Decision Making Frameworks
Making Better Decisions, Systematically
I’ve been collecting decision-making frameworks for years, partly out of professional necessity and partly because I find it genuinely interesting how different fields have solved the same fundamental problem: how do you choose well when you don’t have all the information?
What I’ve learned is that no single framework works everywhere. The right approach depends on the situation: how much time you have, how much data is available, whether you’re deciding alone or as a group, and what the stakes are. This series covers the range, from formal analytical methods to the rapid intuitive approaches used by firefighters and emergency room nurses.
Foundations
The logical starting point is Decision Strategies: Beyond Expected Value, which looks at why the standard expected value calculation breaks down in practice and what alternatives exist. From there, Decision Making Under Uncertainty digs into the practical challenges of making decisions when you genuinely don’t know what’s going to happen.
Structured Frameworks
Several posts explore specific frameworks you can put to work immediately.

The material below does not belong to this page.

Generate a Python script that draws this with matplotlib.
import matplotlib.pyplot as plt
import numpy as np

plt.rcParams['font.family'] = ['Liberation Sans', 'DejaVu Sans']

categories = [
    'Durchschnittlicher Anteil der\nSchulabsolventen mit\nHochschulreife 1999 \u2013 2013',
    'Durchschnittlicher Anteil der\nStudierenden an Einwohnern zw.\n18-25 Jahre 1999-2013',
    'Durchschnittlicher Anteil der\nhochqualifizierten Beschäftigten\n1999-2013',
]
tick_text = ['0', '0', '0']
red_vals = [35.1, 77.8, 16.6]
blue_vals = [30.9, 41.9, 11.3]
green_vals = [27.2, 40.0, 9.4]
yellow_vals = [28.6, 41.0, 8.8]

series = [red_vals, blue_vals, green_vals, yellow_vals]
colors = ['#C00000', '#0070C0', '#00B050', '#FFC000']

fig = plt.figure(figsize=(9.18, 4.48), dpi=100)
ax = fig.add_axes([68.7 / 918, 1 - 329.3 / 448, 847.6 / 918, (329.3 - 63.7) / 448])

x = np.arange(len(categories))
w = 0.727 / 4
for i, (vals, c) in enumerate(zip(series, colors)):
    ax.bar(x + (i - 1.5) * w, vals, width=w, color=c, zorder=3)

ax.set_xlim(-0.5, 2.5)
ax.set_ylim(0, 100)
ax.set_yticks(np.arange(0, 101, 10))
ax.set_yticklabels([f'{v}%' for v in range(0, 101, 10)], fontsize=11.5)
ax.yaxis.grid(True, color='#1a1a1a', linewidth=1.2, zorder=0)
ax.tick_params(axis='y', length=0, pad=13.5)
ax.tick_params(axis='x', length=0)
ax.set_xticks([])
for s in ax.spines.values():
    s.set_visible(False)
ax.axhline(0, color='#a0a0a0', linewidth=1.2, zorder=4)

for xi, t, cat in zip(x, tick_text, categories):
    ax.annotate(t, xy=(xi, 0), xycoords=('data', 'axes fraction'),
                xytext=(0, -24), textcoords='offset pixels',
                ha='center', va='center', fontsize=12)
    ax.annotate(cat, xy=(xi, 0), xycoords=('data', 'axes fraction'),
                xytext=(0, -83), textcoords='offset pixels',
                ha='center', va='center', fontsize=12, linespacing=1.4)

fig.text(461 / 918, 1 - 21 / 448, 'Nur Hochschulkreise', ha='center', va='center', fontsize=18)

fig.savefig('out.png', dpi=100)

Simon’s Decision Framework breaks complex decisions into three phases: Intelligence, Design, and Choice. It’s simple enough to remember and structured enough to actually help.
Build-Measure-Learn covers the Lean Startup’s iterative approach to decisions, while PDCA Quality Control applies the Plan-Do-Check-Act cycle from manufacturing to modern decision-making. Both are about building feedback loops so your decisions get better over time.
Decision Journals borrows from high-reliability organizations like hospitals and nuclear plants. The idea is simple: write down what you decided, why, and what you expected to happen, then go back and check. It’s the most effective way I’ve found to learn from your own decisions.
Decisions in Context
Some of the most interesting decision-making research comes from high-pressure environments. Group Decision Making examines how teams make critical decisions in life-or-death situations, from aviation crews to trauma teams. The lessons about authority, communication, and healthy conflict apply far beyond those settings.
The Nursing Decision Cycle looks at clinical judgment under pressure, where nurses must assess, plan, implement, and evaluate in rapid succession. Recognition-Primed Decisions covers Gary Klein’s research on how experts like firefighters and military commanders make fast, effective decisions by pattern-matching against experience rather than analyzing options.
The Meta-Questions
A few posts in the series step back and ask bigger questions about how we think about decisions. Data-Driven vs. Data-Justified Decisions tackles the uncomfortable truth that much of what passes for data-driven decision-making is really about finding data to support decisions already made.
Decision-Modeling vs. Process-Modeling explores when you should focus on improving the decision itself versus improving the process around it. Getting this distinction right can save a lot of wasted effort.